Heightened tensions between the US and Iran are pushing crude oil prices higher and could prompt the Fed to tighten monetary policy, which would be supportive of the dollar. The US launched fresh strikes against Iran for the sixth consecutive night, hitting coastal surveillance and air defense sites, military logistics infrastructure, and maritime assets. Iran responded by attacking US bases in Kuwait, Jordan, and Bahrain, with Kuwait saying a desalination and electricity plant were hit, with many power-generation units sustaining damage. The Kuwaiti armed forces said it intercepted 32 Iranian drones targeting “vital” institutions. President Trump pledges to intensify the bombardment until Iran stops attacking ships in the Strait of Hormuz and agrees to open the waterway.
The swaps markets are discounting the odds at 10% for a +25 bp rate hike at the next FOMC meeting on July 28-29.
EUR/USD (^EURUSD) is down by -0.06% today. Surging crude oil prices are weighing on the euro today, with WTI crude up by more than +3%, which is negative for the Eurozone economy and the euro, as Europe imports most of its energy.
The markets are discounting a +7% chance for a +25 bp rate hike by the ECB at its next policy meeting on July 23.
USD/JPY (^USDJPY) is down by -0.01% today. The yen is little changed today. The yen is supported by lower T-note yields today. Also, a Bloomberg report that said the BOJ will raise its Japanese GDP forecast for this year at its policy meeting later this month is positive for the yen. In addition, today’s -4% plunge in the Nikkei Stock Index has boosted some safe-haven demand for the yen.
Gains in the yen are limited amid surging crude oil prices. WTI crude is up by more than +3% today, which is bearish for the Japanese economy and the yen, as Japan imports more than 90% of its energy.
Bloomberg reported that the BOJ is likely to consider raising its growth forecast from the current projection of +0.5% for the year ending next March in its quarterly outlook and consider revising its assessment that risks to the economy are “skewed to the downside,” signaling confidence that the Japanese economy can avoid a serious downturn.
The risk of intervention in currency markets to support the yen is high, as the yen remains firmly above 160 per dollar at a 39-year low. Japanese authorities have intervened in the forex market several times in the past when the yen surpassed that level.
The markets are discounting a +1% chance of a +25 bp BOJ rate hike at the next policy meeting on July 31.
August COMEX gold (GCQ26) today is up +10.10 (+0.25%), and September COMEX silver (SIU26) is down -0.107 (-0.19%).
Gold and silver prices recovered from early losses today and are mixed. The dollar gave up an early advance today, sparking short covering in precious metals. Also, lower global bond yields today are supportive of precious metals.

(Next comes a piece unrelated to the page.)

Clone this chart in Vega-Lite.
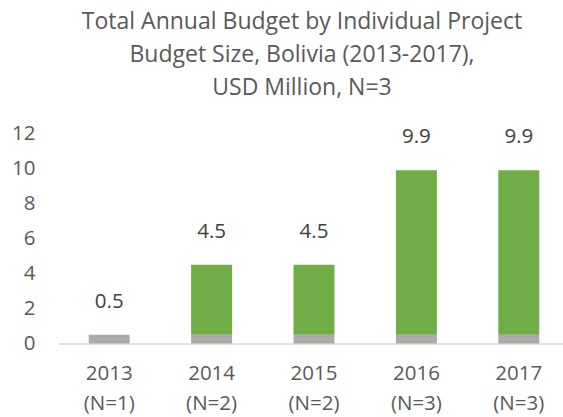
{
  "$schema": "https://vega.github.io/schema/vega-lite/v6.json",
  "autosize": {"type": "none"},
  "width": 512,
  "height": 210,
  "padding": {"left": 58, "top": 133.5, "right": 0, "bottom": 73.5},
  "background": "white",
  "config": {"view": {"stroke": null}, "axisY": {"labelOverlap": false}},
  "title": {
    "text": ["Total Annual Budget by Individual Project", "Budget Size, Bolivia (2013-2017),", "USD Million, N=3"],
    "font": "Open Sans",
    "fontSize": 23,
    "fontWeight": "normal",
    "color": "#595959",
    "lineHeight": 33,
    "anchor": "middle",
    "frame": "group",
    "baseline": "alphabetic",
    "dx": -12,
    "offset": 6
  },
  "data": {
    "values": [
      {"year": "2013 (N=1)", "size": "small", "value": 0.5},
      {"year": "2014 (N=2)", "size": "small", "value": 0.5},
      {"year": "2014 (N=2)", "size": "large", "value": 4.0},
      {"year": "2015 (N=2)", "size": "small", "value": 0.5},
      {"year": "2015 (N=2)", "size": "large", "value": 4.0},
      {"year": "2016 (N=3)", "size": "small", "value": 0.5},
      {"year": "2016 (N=3)", "size": "large", "value": 9.4},
      {"year": "2017 (N=3)", "size": "small", "value": 0.5},
      {"year": "2017 (N=3)", "size": "large", "value": 9.4}
    ]
  },
  "encoding": {
    "x": {
      "field": "year",
      "type": "nominal",
      "sort": null,
      "scale": {"paddingInner": 0.6, "paddingOuter": 0.3},
      "axis": {
        "title": null,
        "labelAngle": 0,
        "labelExpr": "split(datum.label, ' ')",
        "labelFont": "Open Sans",
        "labelFontSize": 20.5,
        "labelColor": "#595959",
        "labelLineHeight": 30,
        "labelPadding": 20,
        "ticks": false,
        "domainColor": "#d9d9d9",
        "domainWidth": 1.5,
        "grid": false
      }
    },
    "y": {
      "field": "value",
      "type": "quantitative",
      "aggregate": "sum",
      "scale": {"domain": [0, 12], "nice": false},
      "axis": {
        "title": null,
        "values": [0, 2, 4, 6, 8, 10, 12],
        "tickCount": 7,
        "labelOverlap": false,
        "labelBound": false,
        "domain": false,
        "ticks": false,
        "grid": false,
        "labelFont": "Open Sans",
        "labelFontSize": 20.5,
        "labelColor": "#595959",
        "labelPadding": 23
      }
    }
  },
  "layer": [
    {
      "mark": {"type": "bar"},
      "encoding": {
        "color": {
          "field": "size",
          "type": "nominal",
          "scale": {"domain": ["small", "large"], "range": ["#AEAAAA", "#70AD47"]},
          "legend": null
        },
        "order": {"field": "size", "sort": "descending"}
      }
    },
    {
      "mark": {"type": "text", "font": "Open Sans", "fontSize": 20.5, "color": "#404040", "baseline": "alphabetic", "dy": -27},
      "encoding": {
        "text": {"field": "value", "type": "quantitative", "aggregate": "sum", "format": ".1f"}
      }
    }
  ]
}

Precious metals initially moved lower today, with gold posting a 2.5-week low and silver falling to a 7.75-month low. Today’s +3% jump in crude oil prices raises inflation expectations and could prompt the world’s central banks to tighten monetary policy, a bearish factor for precious metals. Also, hawkish comments today from Cleveland Fed President Beth Hammack were bearish for precious metals when she said persistently high inflation is her bigger concern right now.
Recent fund liquidation of precious metals is bearish for prices, as long holdings in gold ETFs fell to a 9.5-month low last Monday, after reaching a 3.5-year high on February 27. Also, long holdings in silver ETFs fell to an 11.75-month low on Tuesday from the 3.5-year high posted on December 23.
Strong central bank demand for gold is supportive of gold prices, following news that bullion held in China’s PBOC reserves rose by +480,000 ounces to 75.44 million troy ounces in June, the twentieth consecutive month the PBOC boosted its gold reserves.